General Milley: Ukraine Fight Can Be Sustained Since ‘The United States, Allied Countries Are Rich’

WASHINGTON, DC - APRIL 05: Chairman of the Joint Chiefs of Staff Gen. Mark Milley testifies before the House Armed Services Committee on Capitol Hill, April 5, 2022 in Washington, DC. The Committee held a hearing on the Defense Department's fiscal year 2023 budget request. (Photo by Kevin Dietsch/Getty Images)
Kevin Dietsch/Getty Images

Chairman of the Joint Chiefs of Staff Gen. Mark Milley said at a press conference from Germany on Tuesday that the Ukraine War could be sustained because the United States and its allies are “rich.”

Milley was asked: “President Zelenskyy said this weekend that U.S. military aid to Ukraine is arriving far too late. Do Ukraine’s military partners have the industrial capacity to enable Ukraine to make major gains in another fighting season?”

Milley responded: “…you asked about the capacity. Can we continue to do this? The short answer is yes, we can continue to do this, and the United States and its allied countries are rich, powerful, with significant resources, military resources that are capable of sustaining this fight, in President Biden’s words, as long as it takes.”

He added, “And that’s what the intent is of our political leadership of all of the nations of Europe and around the world, actually, and the United States, and that’s exactly what we, the military, will do. We’ll do what we’re directed to do, and we’re going to do it as long as it takes.”

Milley ended his opening remarks at the press conference by saying, “Slava Ukraini,” which means “Glory to Ukraine.”

Milley’s remarks come as the U.S. Congress is debating whether to approve another $24 billion in Ukraine aid on top of the $113 billion it has provided since Russia invaded the country in February 2022.

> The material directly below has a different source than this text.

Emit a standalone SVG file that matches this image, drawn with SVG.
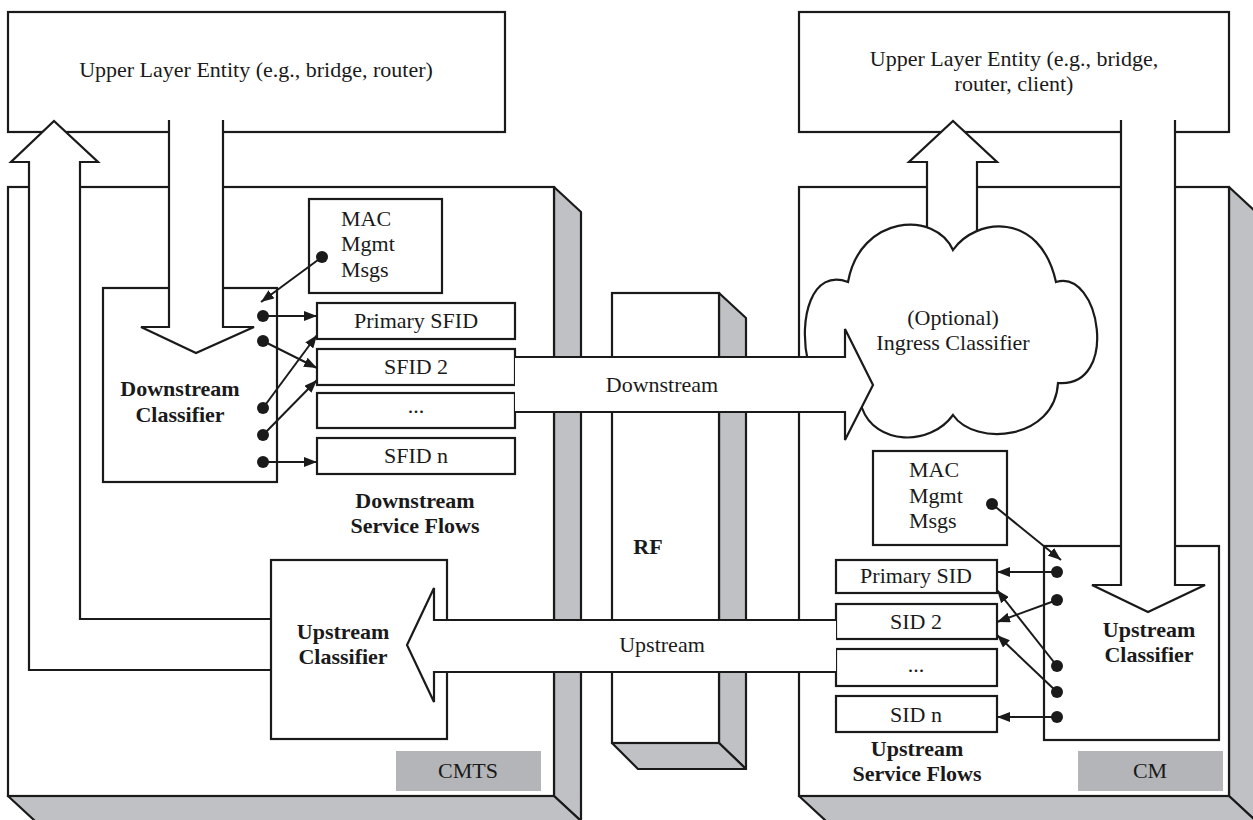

Recent polls show that the American public is becoming more wary of sending more aid to Ukraine.

A CNN poll in August showed a majority of Americans oppose more U.S. aid for Ukraine.

Zelensky will be in Washington, D.C., on Thursday, to meet with U.S. leaders and lawmakers.

It is his second trip in less than a year. His first trip was in December, where he spoke to a joint session of Congress. After his remarks, then-House Speaker Nancy Pelosi (D-CA) and Vice President Kamala Harris unfurled a Ukraine flag that he had presented them.

Although he received a hero’s welcome last time, this time he could face more skepticism, particularly as the war sees no end in sight, and a Western-backed Ukrainian counteroffensive has only about a month more to achieve its objective before the winter weather hits.

Despite the lackluster results from the counteroffensive, President Joe Biden and his leaders at the Pentagon have doubled down on their support of Ukraine, saying it would not waver.